Ethics, anyone? 

In a matter of days, Montana Democrats will go to the ballot box to choose a challenger to take on embattled Republican Sen. Conrad Burns…and then the gloves come off. It’s no secret that Burns’ connections with former superlobbyist and convicted felon Jack Abramoff will be the Democrats’ most powerful talking point in this election cycle, but does that mean ethics will take center stage in local House and Senate races?

Missoula activist Rick Gold thinks they should.

Gold, who launched a website this month called ComeCleanMontana.org, is urging Montanans to sign a petition demanding “full and complete disclosure from our elected Montana Representatives of all person or persons who seek to influence them with gifts and donations in their elected capacities.”

“The recent scandals with our elected representatives taking gifts and donations from convicted felon, Jack Abramoff, are a wakeup call for all concerned Montanans,” Gold writes on the website.

But political analysts aren’t so sure ethics will be either deal-maker or deal-breaker for Montanans come November.

“Democrats up and down the ballot will try to carry the ethics banner, but I’m doubtful that it’s a silver-bullet issue,” says Nathan Gonzales, political editor of the Rothenberg Political Report.

And Gonzales says it would be tough for statewide or local candidates to hitch their Republican opponents’ wagons to Burns’ ethical woes.

“Unless someone is specifically involved in some of the dealings that Burns may have had with Abramoff, I don’t think that’s going to be a winning issue.”

Jennifer Duffy of the Cook Political Report agrees, but says the Abramoff scandal could impact voter turnout.
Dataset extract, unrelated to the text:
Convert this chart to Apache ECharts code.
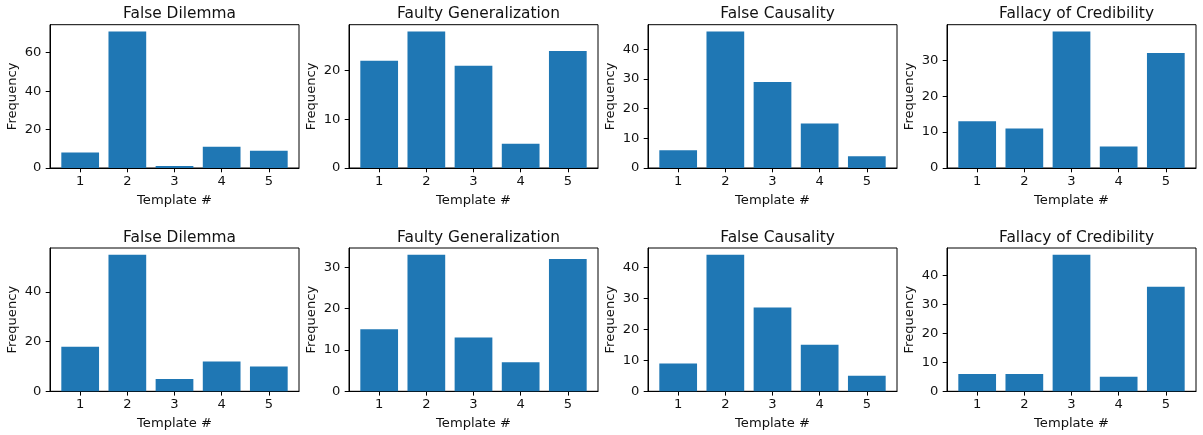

“The concern for Republicans right now is that the scandal demoralizes the party and they don’t turn out to vote,” Duffy says.
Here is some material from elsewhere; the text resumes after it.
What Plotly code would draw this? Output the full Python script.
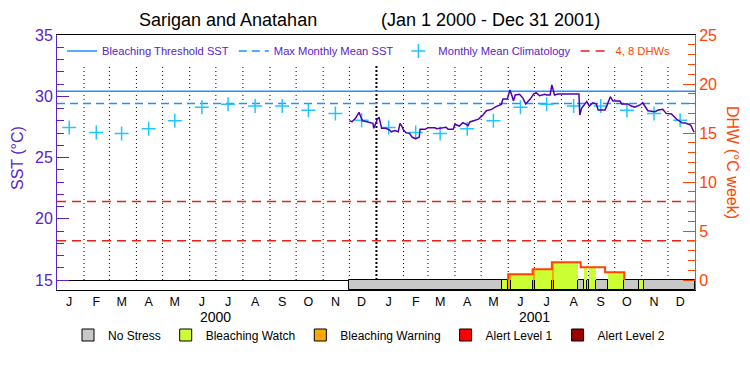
import pandas as pd
import plotly.graph_objects as go

# ---------------- data ----------------
title_site = "Sarigan and Anatahan"
title_period = "(Jan 1 2000 - Dec 31 2001)"
month_letters = ["J", "F", "M", "A", "M", "J", "J", "A", "S", "O", "N", "D"]
year_labels = ["2000", "2001"]
year_label_dates = ["2000-07-01", "2001-07-01"]

clim_values = [27.45, 27.05, 26.95, 27.35, 28.0, 29.1, 29.35, 29.2, 29.2, 28.85, 28.6, 28.05]
mmm_sst = 29.4
threshold_sst = 30.4
dhw_levels = [4, 8]

sst_dates = [
    "2000-12-01", "2000-12-04", "2000-12-08", "2000-12-12", "2000-12-14", "2000-12-16", "2000-12-21",
    "2000-12-28", "2000-12-29", "2000-12-31",
    "2001-01-02", "2001-01-04", "2001-01-07", "2001-01-12", "2001-01-16", "2001-01-18", "2001-01-22",
    "2001-01-26", "2001-01-28", "2001-01-30",
    "2001-02-01", "2001-02-04", "2001-02-08", "2001-02-11", "2001-02-15", "2001-02-19", "2001-02-20",
    "2001-02-26",
    "2001-03-01", "2001-03-09", "2001-03-11", "2001-03-22", "2001-03-24", "2001-03-30",
    "2001-04-01", "2001-04-06", "2001-04-10", "2001-04-14", "2001-04-16", "2001-04-18", "2001-04-22",
    "2001-04-28",
    "2001-05-03", "2001-05-07", "2001-05-13", "2001-05-18", "2001-05-24", "2001-05-26", "2001-05-31",
    "2001-06-03", "2001-06-05", "2001-06-07", "2001-06-09", "2001-06-14", "2001-06-18", "2001-06-21",
    "2001-06-26", "2001-06-30",
    "2001-07-03", "2001-07-07", "2001-07-13", "2001-07-15", "2001-07-19", "2001-07-21", "2001-07-24",
    "2001-07-28",
    "2001-08-21", "2001-08-22", "2001-08-24", "2001-08-28", "2001-08-30",
    "2001-09-02", "2001-09-06", "2001-09-10", "2001-09-12", "2001-09-20", "2001-09-22", "2001-09-26",
    "2001-09-29",
    "2001-10-07", "2001-10-09", "2001-10-16", "2001-10-20", "2001-10-24", "2001-10-30",
    "2001-11-02", "2001-11-08", "2001-11-16", "2001-11-20", "2001-11-25", "2001-11-29",
    "2001-12-05", "2001-12-11", "2001-12-17", "2001-12-22", "2001-12-27", "2001-12-31",
]
sst_values = [
    28.0, 27.92, 28.2, 28.69, 28.33, 28.0, 27.92, 27.79, 27.38, 27.79,
    28.13, 28.29, 27.38, 27.38, 27.24, 27.1, 27.2, 27.1, 27.79, 27.57,
    27.24, 27.02, 26.97, 26.65, 26.53, 26.65, 27.3, 27.3,
    27.43, 27.43, 27.35, 27.47, 27.3, 27.3,
    27.71, 27.57, 27.84, 27.71, 27.6, 27.9, 28.0, 28.13,
    28.47, 28.82, 28.93, 29.15, 29.34, 29.78, 29.78,
    30.51, 30.1, 29.64, 30.1, 30.16, 29.83, 29.37, 29.75, 30.18,
    30.29, 30.04, 30.16, 30.1, 30.1, 30.92, 30.1, 30.18,
    30.18, 28.47, 29.02, 29.42, 29.56,
    29.2, 29.47, 29.37, 28.88, 28.88, 29.29, 29.96, 29.61,
    29.61, 29.37, 29.37, 29.2, 29.1, 29.29,
    29.47, 28.82, 28.74, 28.88, 28.93, 28.6,
    28.55, 28.12, 27.84, 27.79, 27.65, 27.06,
]

dhw_dates = ["2001-06-01", "2001-06-29", "2001-07-21", "2001-08-23", "2001-09-20", "2001-10-12"]
dhw_values = [0.58, 1.09, 1.8, 1.3, 0.79, 0.0]

stress_starts = ["2000-12-01", "2001-05-25", "2001-06-01", "2001-06-04", "2001-06-29", "2001-07-02",
                 "2001-07-21", "2001-07-24", "2001-08-20", "2001-08-27", "2001-08-30", "2001-09-02",
                 "2001-09-10", "2001-09-23", "2001-10-12", "2001-10-29", "2001-11-04"]
stress_ends = ["2001-05-25", "2001-06-01", "2001-06-04", "2001-06-29", "2001-07-02", "2001-07-21",
               "2001-07-24", "2001-08-20", "2001-08-27", "2001-08-30", "2001-09-02", "2001-09-10",
               "2001-09-23", "2001-10-12", "2001-10-29", "2001-11-04", "2002-01-01"]
stress_levels = [0, 1, 2, 1, 2, 1, 2, 1, 0, 1, 0, 1, 0, 1, 0, 1, 0]
stress_names = ["No Stress", "Bleaching Watch", "Bleaching Warning", "Alert Level 1", "Alert Level 2"]
stress_colors = ["#C8C8C8", "#CCFF33", "#FFAA00", "#FF0000", "#990000"]

# ---------------- style ----------------
FONT = "Liberation Sans, Arial, sans-serif"
PURPLE = "#5A22C8"
SST_LINE = "#5000B4"
ORANGE = "#FF4500"
RED = "#E8201A"
BLUE = "#1E90FF"
CLIM = "#1EC8FF"

# page body has an 8px default margin: the figure is sized so that its plot lands where intended
PAGE_OFF = 8
FIG_W, FIG_H = 750 - PAGE_OFF, 375 - PAGE_OFF

x_start = pd.Timestamp("2000-01-01")
x_end = pd.Timestamp("2002-01-01")
Y_LO, Y_HI = 14.1837, 35.0
Y2_LO, Y2_HI = -1.0204, 25.0
GRID_TOP = 32.55

month_starts = pd.date_range(x_start, x_end, freq="MS")
mid_months = [m + pd.Timedelta(days=14) for m in month_starts[:-1]]

fig = go.Figure()

# dotted month separators
sep_x, sep_y, sep_x2, sep_y2 = [], [], [], []
for m in month_starts[1:-1]:
    if m.month == 1:
        sep_x2 += [m, m, None]; sep_y2 += [15, GRID_TOP, None]
    else:
        sep_x += [m, m, None]; sep_y += [15, GRID_TOP, None]
fig.add_trace(go.Scatter(x=sep_x, y=sep_y, mode="lines", line=dict(color="black", width=1, dash="1px,3px"),
                         showlegend=False, hoverinfo="skip"))
fig.add_trace(go.Scatter(x=sep_x2, y=sep_y2, mode="lines", line=dict(color="black", width=2, dash="2px,2px"),
                         showlegend=False, hoverinfo="skip"))

# stress strip
s_start = pd.to_datetime(stress_starts)
s_end = pd.to_datetime(stress_ends)
for lvl, (name, color) in enumerate(zip(stress_names, stress_colors)):
    idx = [i for i, l in enumerate(stress_levels) if l == lvl]
    xs = [s_start[i] + (s_end[i] - s_start[i]) / 2 for i in idx]
    ws = [(s_end[i] - s_start[i]).total_seconds() * 1000 for i in idx]
    fig.add_trace(go.Bar(
        x=xs if xs else [None], y=[-Y2_LO] * len(xs) if xs else [None], base=Y2_LO,
        width=ws if ws else None, yaxis="y2", name=name, legend="legend2",
        marker=dict(color=color, line=dict(color="black", width=1)), hoverinfo="skip"))

# DHW fill coloured by stress level
dhw_s = pd.Series(dhw_values, index=pd.to_datetime(dhw_dates))


def dhw_at(t):
    prior = dhw_s[dhw_s.index <= t]
    return float(prior.iloc[-1]) if len(prior) else 0.0


for lvl in range(1, 5):
    fx, fy, fw = [], [], []
    for i, l in enumerate(stress_levels):
        if l != lvl:
            continue
        v = dhw_at(s_start[i])
        if v <= 0:
            continue
        fx.append(s_start[i] + (s_end[i] - s_start[i]) / 2)
        fy.append(v)
        fw.append((s_end[i] - s_start[i]).total_seconds() * 1000)
    if fx:
        fig.add_trace(go.Bar(x=fx, y=fy, base=0, width=fw, yaxis="y2", showlegend=False,
                             marker=dict(color=stress_colors[lvl], line=dict(width=0)), hoverinfo="skip"))

# DHW outline
fig.add_trace(go.Scatter(x=[pd.Timestamp(dhw_dates[0])] + list(pd.to_datetime(dhw_dates)),
                         y=[0] + dhw_values, yaxis="y2", mode="lines", line_shape="hv",
                         line=dict(color=ORANGE, width=2), showlegend=False, hoverinfo="skip"))

# reference lines
fig.add_trace(go.Scatter(x=[x_start, x_end], y=[threshold_sst] * 2, mode="lines",
                         line=dict(color=BLUE, width=1.5), name="Bleaching Threshold SST"))
fig.add_trace(go.Scatter(x=[x_start, x_end], y=[mmm_sst] * 2, mode="lines",
                         line=dict(color=BLUE, width=1.5, dash="8px,5px"), name="Max Monthly Mean SST"))
fig.add_trace(go.Scatter(x=mid_months, y=clim_values * 2, mode="markers",
                         marker=dict(symbol="cross-thin", size=10, line=dict(color=CLIM, width=1.5)),
                         name="Monthly Mean Climatology"))
dx, dy = [], []
for lv in dhw_levels:
    dx += [x_start, x_end, None]; dy += [lv, lv, None]
fig.add_trace(go.Scatter(x=dx, y=dy, yaxis="y2", mode="lines", line=dict(color=RED, width=1.5, dash="9px,6px"),
                         name='<span style="color:%s">4, 8 DHWs</span>' % ORANGE))

# SST
fig.add_trace(go.Scatter(x=pd.to_datetime(sst_dates), y=sst_values, mode="lines",
                         line=dict(color=SST_LINE, width=1.5), showlegend=False))

ann = [
    dict(text=title_site, x=0.2688, y=1, yshift=15, xref="paper", yref="paper", showarrow=False,
         font=dict(size=18, color="black"), xanchor="center", yanchor="middle"),
    dict(text=title_period, x=0.680, y=1, yshift=15, xref="paper", yref="paper", showarrow=False,
         font=dict(size=18, color="black"), xanchor="center", yanchor="middle"),
    dict(text="SST (°C)", x=-0.0627, y=0.5176, xref="paper", yref="paper", showarrow=False, textangle=-90,
         font=dict(size=16, color=PURPLE), xanchor="center", yanchor="middle"),
    dict(text="DHW (°C week)", x=1.058, y=0.502, xref="paper", yref="paper", showarrow=False, textangle=90,
         font=dict(size=16, color=ORANGE), xanchor="center", yanchor="middle"),
]
for lab, d in zip(year_labels, year_label_dates):
    ann.append(dict(text=lab, x=d, y=0, yshift=-27, xref="x", yref="paper", showarrow=False,
                    font=dict(size=14, color="black"), xanchor="center", yanchor="middle"))

fig.update_layout(
    width=FIG_W, height=FIG_H,
    margin=dict(l=57 - PAGE_OFF, r=55, t=35 - PAGE_OFF, b=85, autoexpand=False),
    paper_bgcolor="white", plot_bgcolor="white",
    barmode="overlay", bargap=0,
    font=dict(family=FONT, size=12, color="black"),
    annotations=ann,
    xaxis=dict(range=[x_start, x_end], type="date", showline=True, linecolor="black", linewidth=1, mirror=True,
               showgrid=False, zeroline=False, tickmode="array", tickvals=mid_months, ticktext=month_letters * 2,
               ticks="", tickfont=dict(size=12.5, color="black"), tickangle=0, automargin=False),
    yaxis=dict(range=[Y_LO, Y_HI], showline=True, linecolor=PURPLE, linewidth=1, ticks="inside", ticklen=12,
               tickcolor=PURPLE, tick0=0, dtick=5, tickfont=dict(size=16, color=PURPLE), showgrid=False,
               zeroline=False, automargin=False,
               minor=dict(ticks="inside", ticklen=7, dtick=1, tick0=0, tickcolor=PURPLE, showgrid=False)),
    yaxis2=dict(overlaying="y", side="right", range=[Y2_LO, Y2_HI], showline=True, linecolor=ORANGE, linewidth=1,
                ticks="inside", ticklen=12, tickcolor=ORANGE, tick0=0, dtick=5, automargin=False,
                tickfont=dict(size=16, color=ORANGE), showgrid=False, zeroline=True, zerolinecolor="black",
                zerolinewidth=1, minor=dict(ticks="inside", ticklen=7, dtick=1, tick0=0, tickcolor=ORANGE,
                                            showgrid=False)),
    legend=dict(orientation="h", xref="container", yref="container", x=(62 - PAGE_OFF) / FIG_W,
                y=1 - (51 - PAGE_OFF) / FIG_H, xanchor="left", yanchor="middle",
                font=dict(size=11.2, color=PURPLE), bgcolor="rgba(0,0,0,0)", itemwidth=30, traceorder="normal"),
    legend2=dict(orientation="h", xref="container", yref="container", x=(68 - PAGE_OFF) / FIG_W,
                 y=1 - (335 - PAGE_OFF) / FIG_H, xanchor="left", yanchor="middle",
                 font=dict(size=12, color="black"), bgcolor="rgba(0,0,0,0)", itemwidth=30, traceorder="normal"),
    showlegend=True,
)

fig.write_html("out.html")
But with the recent news of a high-profile scandal in which New Orleans Democratic Congressman Bill Jefferson was caught on videotape accepting $100,000 in cash (later retrieved from his freezer) and questions continuing to swirl around State Auditor and Senate hopeful John Morrison’s handling of a securities fraud case involving his former mistress’ husband, it’s at least clear that Republicans aren’t the only ones lugging ethical baggage these days.